It was a Sunday and the day right after I graduated from college. I was feeling rather energetic upon waking up. Initially I just planned on trying this cream puff recipe I found online. But after that did not work out, I decided to make some Apple Nut Coffee Cakes with the leftover Granny Smith’s in the fridge.
I had made this coffee cake before in a round tin using a pistachio topping, although the original recipe called for walnuts. I am not particularly fond of walnuts so pistachios are always a more welcome option to me. Not only do they provide a contrast in color to the cake tops, they also taste a lot better than walnuts.
It took my family a single day to devour the whole pistachio-topped cake. That same day was my graduation rehearsals, and I was gone the whole day oblivious to the fact that my cake was being eaten without me being able to take a good picture! At least they remembered me enough to leave me a slice.

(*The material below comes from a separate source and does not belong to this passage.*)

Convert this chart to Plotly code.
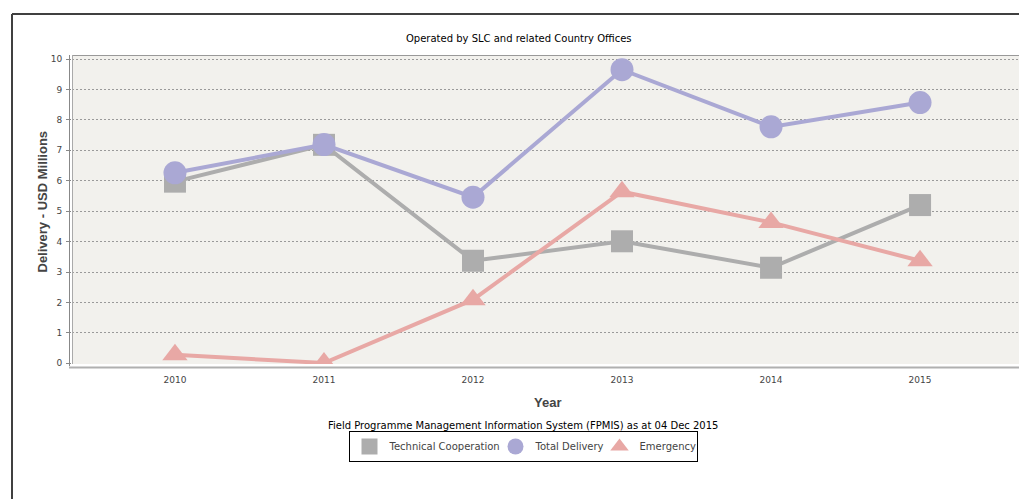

When I made the cake a second time, I had run out of pistachios and just happened to have a bag of walnuts lying around, so I used those instead and baked the cake on loaf pans. The cake in itself without the topping taste very good and is very moist, and was certainly a hit even with the most picky of my brothers.
Apple Nut Coffee Cake
Makes one 10 x 2-inch springform pan or two 8 x 3 1/2 x 2 1/2-inch loaf pans
For the topping
- 1 cup finely chopped pistachios/walnuts
- 1/2 cup packed light brown sugar
- 1 1/4 teaspoons ground cinnamon
- 1 tablespoon all-purpose flour
- 2 tablespoons butter, softened
For the cake
- 2 cups all-purpose flour
- 1 teaspoon baking soda
- 1 teaspoon baking powder
- 1/2 teaspoon salt
- 1/2 cup butter, softened
- 1 cup sugar
- 2 eggs
- 1 teaspoon vanilla extract
- 1 cup sour cream
- 2 1/2 cups diced Granny Smith apples
Prepare the topping
- 1. In a bowl, combine nuts, brown sugar, cinnamon and flour. Add the butter and crumble with your fingers until the mixture resembles course crumbs. Cover with foil or plastic wrap, and chill until ready to use.
To make the cake
- 2. Preheat oven to 350°F (177°C). Grease and flour your pans [I like to grease and flour my pans, cover them with parchment paper, and grease and flour the paper again]. Make sure to butter the corners.
- 3. Sift together flour, baking soda, baking powder and salt. Set aside.
- 4. In a mixer, cream the butter with sugar until mixture becomes light and fluffy, about a minute or two. Add eggs, one at a time, beating well after each addition. Add vanilla. Lower the speed of the mixer and add the sifted flour mixture alternately with the sour cream in three parts. Remove bowl from the mixer and fold in apples.
- 5. Pour the mixture into prepared pan and smooth out for a more even rise. I suggest not filling the pans to the brim to allow some space for the batter to rise to the top of the pan, retaining the shape of the cake/bread. Sprinkle evenly with the nut topping.
- 6. Bake for 45 to 55 minutes, or until a cake tester or toothpick inserted in the center comes out clean.
And there you go! This fragrant, moist cake is best enjoyed with coffee or tea. It also keeps well in the fridge inside in a airtight container for a few days (although ours didn’t last that long).
My cream puffs unfortunately did not end up looking like cream puffs, and I realized just how disorganized the instructions on the recipe I found were as I reread the instructions while making the choux pastries. The author most probably forgot to put in some details, because I followed the instructions pretty well and yet my cream puffs did not puff up into a round shape. They were flat and hollow inside that my cousin suggested I call them stuffed cookies.
In any case, when I stuffed the empty shells with custard filling, they turned out pretty delicious still. I will post a recipe as soon as I find one that provides me with better instructions. I have to go find out what it was I missed the first time.